---- DATA SEGMENT

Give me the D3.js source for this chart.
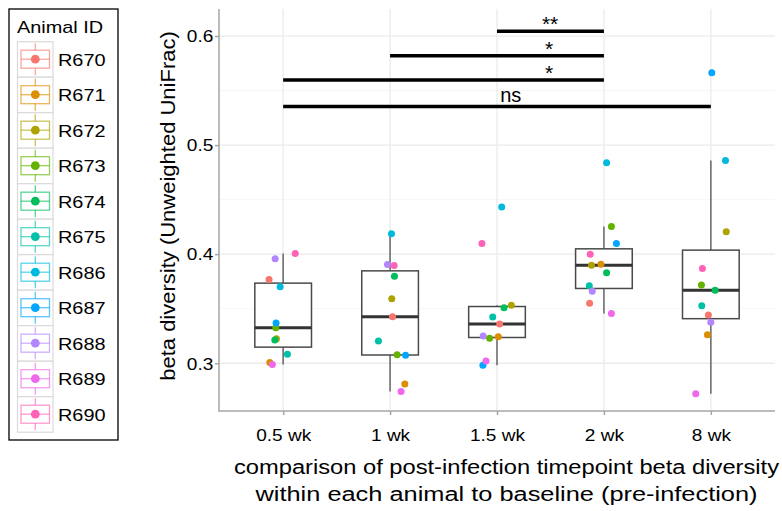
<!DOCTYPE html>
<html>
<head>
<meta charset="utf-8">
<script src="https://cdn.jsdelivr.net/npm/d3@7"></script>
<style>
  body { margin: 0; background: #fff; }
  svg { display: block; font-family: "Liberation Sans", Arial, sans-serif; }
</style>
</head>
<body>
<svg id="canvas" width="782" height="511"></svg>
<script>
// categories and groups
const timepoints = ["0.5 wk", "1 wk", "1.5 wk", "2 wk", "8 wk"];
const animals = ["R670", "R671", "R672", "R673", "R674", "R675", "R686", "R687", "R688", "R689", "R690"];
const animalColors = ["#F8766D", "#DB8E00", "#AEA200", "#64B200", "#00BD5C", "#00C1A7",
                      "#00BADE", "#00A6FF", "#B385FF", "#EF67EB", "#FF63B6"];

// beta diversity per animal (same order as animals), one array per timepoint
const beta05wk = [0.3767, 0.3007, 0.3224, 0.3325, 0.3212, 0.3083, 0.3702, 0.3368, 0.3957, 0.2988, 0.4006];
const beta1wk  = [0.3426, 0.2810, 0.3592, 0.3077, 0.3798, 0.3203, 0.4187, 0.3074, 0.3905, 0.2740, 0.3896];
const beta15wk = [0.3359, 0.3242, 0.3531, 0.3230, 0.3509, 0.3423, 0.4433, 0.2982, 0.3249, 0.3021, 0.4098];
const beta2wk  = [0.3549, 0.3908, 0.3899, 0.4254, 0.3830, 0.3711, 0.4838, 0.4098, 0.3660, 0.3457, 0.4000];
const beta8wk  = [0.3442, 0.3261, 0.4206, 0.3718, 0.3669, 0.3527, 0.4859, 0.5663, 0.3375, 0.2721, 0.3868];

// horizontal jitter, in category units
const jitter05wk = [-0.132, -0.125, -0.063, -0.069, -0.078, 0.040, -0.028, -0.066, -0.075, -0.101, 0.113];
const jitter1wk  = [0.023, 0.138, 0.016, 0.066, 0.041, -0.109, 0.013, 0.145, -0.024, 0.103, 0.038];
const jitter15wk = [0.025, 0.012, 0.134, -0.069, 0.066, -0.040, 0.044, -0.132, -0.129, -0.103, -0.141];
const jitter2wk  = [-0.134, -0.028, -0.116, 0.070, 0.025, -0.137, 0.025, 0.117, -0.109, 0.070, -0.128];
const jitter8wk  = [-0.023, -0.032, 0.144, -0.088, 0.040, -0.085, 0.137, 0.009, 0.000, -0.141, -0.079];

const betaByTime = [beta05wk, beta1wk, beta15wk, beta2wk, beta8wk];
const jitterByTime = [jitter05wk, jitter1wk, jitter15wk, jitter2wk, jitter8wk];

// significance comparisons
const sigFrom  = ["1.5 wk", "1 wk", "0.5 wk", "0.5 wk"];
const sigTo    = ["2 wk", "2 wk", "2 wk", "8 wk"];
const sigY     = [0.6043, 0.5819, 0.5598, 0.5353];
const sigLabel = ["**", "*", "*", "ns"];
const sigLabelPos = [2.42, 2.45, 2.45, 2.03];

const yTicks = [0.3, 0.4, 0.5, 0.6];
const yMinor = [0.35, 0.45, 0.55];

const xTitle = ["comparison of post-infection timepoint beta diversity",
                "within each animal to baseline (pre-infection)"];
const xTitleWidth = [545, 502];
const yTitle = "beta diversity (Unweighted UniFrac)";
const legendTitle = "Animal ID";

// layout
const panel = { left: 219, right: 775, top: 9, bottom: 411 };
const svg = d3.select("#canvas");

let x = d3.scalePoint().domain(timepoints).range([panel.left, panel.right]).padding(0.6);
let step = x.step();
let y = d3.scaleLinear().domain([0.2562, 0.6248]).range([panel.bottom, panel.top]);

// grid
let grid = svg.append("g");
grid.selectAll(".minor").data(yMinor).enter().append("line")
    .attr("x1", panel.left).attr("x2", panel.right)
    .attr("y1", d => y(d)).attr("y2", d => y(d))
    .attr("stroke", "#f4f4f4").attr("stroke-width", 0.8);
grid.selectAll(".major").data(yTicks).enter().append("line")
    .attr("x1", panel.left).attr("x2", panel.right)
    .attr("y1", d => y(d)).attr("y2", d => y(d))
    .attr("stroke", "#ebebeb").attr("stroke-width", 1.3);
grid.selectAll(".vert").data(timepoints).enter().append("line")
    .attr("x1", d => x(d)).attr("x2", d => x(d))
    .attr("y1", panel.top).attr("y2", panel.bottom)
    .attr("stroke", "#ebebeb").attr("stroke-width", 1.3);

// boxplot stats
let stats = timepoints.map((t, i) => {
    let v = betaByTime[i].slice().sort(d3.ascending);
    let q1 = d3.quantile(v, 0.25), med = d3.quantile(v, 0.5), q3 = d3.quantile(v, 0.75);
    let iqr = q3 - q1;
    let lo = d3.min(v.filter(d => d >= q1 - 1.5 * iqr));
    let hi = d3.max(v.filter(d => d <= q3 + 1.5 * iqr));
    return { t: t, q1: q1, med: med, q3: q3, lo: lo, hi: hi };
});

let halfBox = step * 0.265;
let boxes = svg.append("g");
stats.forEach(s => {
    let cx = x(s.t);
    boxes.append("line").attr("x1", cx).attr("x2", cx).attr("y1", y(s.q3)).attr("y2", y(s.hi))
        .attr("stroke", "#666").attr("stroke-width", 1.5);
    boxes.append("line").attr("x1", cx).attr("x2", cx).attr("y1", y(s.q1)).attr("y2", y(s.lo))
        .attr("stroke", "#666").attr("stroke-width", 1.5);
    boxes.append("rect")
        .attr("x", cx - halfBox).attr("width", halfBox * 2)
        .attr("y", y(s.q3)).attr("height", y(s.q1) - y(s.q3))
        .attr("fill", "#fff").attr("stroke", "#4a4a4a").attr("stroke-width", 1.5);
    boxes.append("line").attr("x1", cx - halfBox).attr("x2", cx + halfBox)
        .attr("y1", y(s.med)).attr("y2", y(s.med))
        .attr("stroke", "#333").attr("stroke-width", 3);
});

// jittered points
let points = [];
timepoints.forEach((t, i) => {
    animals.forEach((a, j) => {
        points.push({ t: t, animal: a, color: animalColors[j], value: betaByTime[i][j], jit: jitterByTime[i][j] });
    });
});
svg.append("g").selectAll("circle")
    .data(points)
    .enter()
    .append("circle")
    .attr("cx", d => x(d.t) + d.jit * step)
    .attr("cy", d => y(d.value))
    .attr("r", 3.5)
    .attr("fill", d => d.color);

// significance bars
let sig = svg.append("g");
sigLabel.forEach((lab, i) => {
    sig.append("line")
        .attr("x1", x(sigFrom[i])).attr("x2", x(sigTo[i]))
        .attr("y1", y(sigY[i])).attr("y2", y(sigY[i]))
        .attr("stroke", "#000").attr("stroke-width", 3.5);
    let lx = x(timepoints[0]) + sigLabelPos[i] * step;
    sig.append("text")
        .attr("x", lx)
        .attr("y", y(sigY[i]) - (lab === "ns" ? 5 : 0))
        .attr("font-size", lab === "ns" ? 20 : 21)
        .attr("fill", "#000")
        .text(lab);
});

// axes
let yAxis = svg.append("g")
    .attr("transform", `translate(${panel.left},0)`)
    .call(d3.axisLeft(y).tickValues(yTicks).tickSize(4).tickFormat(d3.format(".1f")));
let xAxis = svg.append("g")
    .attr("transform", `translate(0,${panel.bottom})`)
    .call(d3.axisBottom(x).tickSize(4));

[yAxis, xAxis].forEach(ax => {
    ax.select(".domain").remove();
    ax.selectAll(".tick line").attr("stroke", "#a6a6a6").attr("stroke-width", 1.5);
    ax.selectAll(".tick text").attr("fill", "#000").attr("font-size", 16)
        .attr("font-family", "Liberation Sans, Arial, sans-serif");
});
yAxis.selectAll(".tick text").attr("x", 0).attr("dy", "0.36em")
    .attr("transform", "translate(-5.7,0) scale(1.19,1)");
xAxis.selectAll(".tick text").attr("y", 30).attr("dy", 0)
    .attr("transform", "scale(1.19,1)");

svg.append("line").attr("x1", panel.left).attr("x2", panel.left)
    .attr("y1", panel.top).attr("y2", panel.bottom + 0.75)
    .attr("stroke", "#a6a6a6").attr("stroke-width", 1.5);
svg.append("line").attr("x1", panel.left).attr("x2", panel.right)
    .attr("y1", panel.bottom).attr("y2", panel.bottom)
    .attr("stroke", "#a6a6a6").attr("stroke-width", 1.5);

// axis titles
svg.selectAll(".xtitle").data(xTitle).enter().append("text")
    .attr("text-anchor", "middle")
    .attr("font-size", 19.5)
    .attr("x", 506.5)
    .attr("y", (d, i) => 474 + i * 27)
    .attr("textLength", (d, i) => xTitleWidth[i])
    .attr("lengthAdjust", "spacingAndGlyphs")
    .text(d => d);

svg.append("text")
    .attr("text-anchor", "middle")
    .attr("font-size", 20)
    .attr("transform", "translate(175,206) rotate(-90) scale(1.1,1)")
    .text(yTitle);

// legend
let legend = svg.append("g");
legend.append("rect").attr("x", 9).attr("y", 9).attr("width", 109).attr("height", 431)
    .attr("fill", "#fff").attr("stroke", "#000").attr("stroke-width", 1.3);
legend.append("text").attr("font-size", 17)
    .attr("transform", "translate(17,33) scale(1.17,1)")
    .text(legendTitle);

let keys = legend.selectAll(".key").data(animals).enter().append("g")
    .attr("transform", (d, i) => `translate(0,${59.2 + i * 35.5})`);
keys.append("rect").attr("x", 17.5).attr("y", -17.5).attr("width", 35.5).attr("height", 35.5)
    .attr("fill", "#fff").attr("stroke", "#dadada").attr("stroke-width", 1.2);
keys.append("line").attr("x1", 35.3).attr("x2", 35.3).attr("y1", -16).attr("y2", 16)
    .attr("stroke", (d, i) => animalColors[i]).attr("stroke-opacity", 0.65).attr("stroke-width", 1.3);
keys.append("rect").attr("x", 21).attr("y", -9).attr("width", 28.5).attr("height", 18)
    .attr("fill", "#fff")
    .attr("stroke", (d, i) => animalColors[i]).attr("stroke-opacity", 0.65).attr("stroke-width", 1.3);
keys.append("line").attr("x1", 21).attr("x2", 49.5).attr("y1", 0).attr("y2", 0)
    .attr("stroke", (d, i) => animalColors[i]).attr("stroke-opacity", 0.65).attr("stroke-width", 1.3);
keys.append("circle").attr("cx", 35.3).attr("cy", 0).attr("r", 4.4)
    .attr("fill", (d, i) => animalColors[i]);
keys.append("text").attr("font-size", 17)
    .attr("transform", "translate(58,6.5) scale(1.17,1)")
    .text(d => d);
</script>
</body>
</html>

--------

### [TASK DETAILS]
Only lines belong in the copy: transcribe those from the start of the data through the line that contains "0.3375, 0.2721, 0.3868];", and skip the pictures.

### [EXERCISE SOLUTION]
Give me the D3.js source for this chart.
<!DOCTYPE html>
<html>
<head>
<meta charset="utf-8">
<script src="https://cdn.jsdelivr.net/npm/d3@7"></script>
<style>
  body { margin: 0; background: #fff; }
  svg { display: block; font-family: "Liberation Sans", Arial, sans-serif; }
</style>
</head>
<body>
<svg id="canvas" width="782" height="511"></svg>
<script>
// categories and groups
const timepoints = ["0.5 wk", "1 wk", "1.5 wk", "2 wk", "8 wk"];
const animals = ["R670", "R671", "R672", "R673", "R674", "R675", "R686", "R687", "R688", "R689", "R690"];
const animalColors = ["#F8766D", "#DB8E00", "#AEA200", "#64B200", "#00BD5C", "#00C1A7",
                      "#00BADE", "#00A6FF", "#B385FF", "#EF67EB", "#FF63B6"];

// beta diversity per animal (same order as animals), one array per timepoint
const beta05wk = [0.3767, 0.3007, 0.3224, 0.3325, 0.3212, 0.3083, 0.3702, 0.3368, 0.3957, 0.2988, 0.4006];
const beta1wk  = [0.3426, 0.2810, 0.3592, 0.3077, 0.3798, 0.3203, 0.4187, 0.3074, 0.3905, 0.2740, 0.3896];
const beta15wk = [0.3359, 0.3242, 0.3531, 0.3230, 0.3509, 0.3423, 0.4433, 0.2982, 0.3249, 0.3021, 0.4098];
const beta2wk  = [0.3549, 0.3908, 0.3899, 0.4254, 0.3830, 0.3711, 0.4838, 0.4098, 0.3660, 0.3457, 0.4000];
const beta8wk  = [0.3442, 0.3261, 0.4206, 0.3718, 0.3669, 0.3527, 0.4859, 0.5663, 0.3375, 0.2721, 0.3868];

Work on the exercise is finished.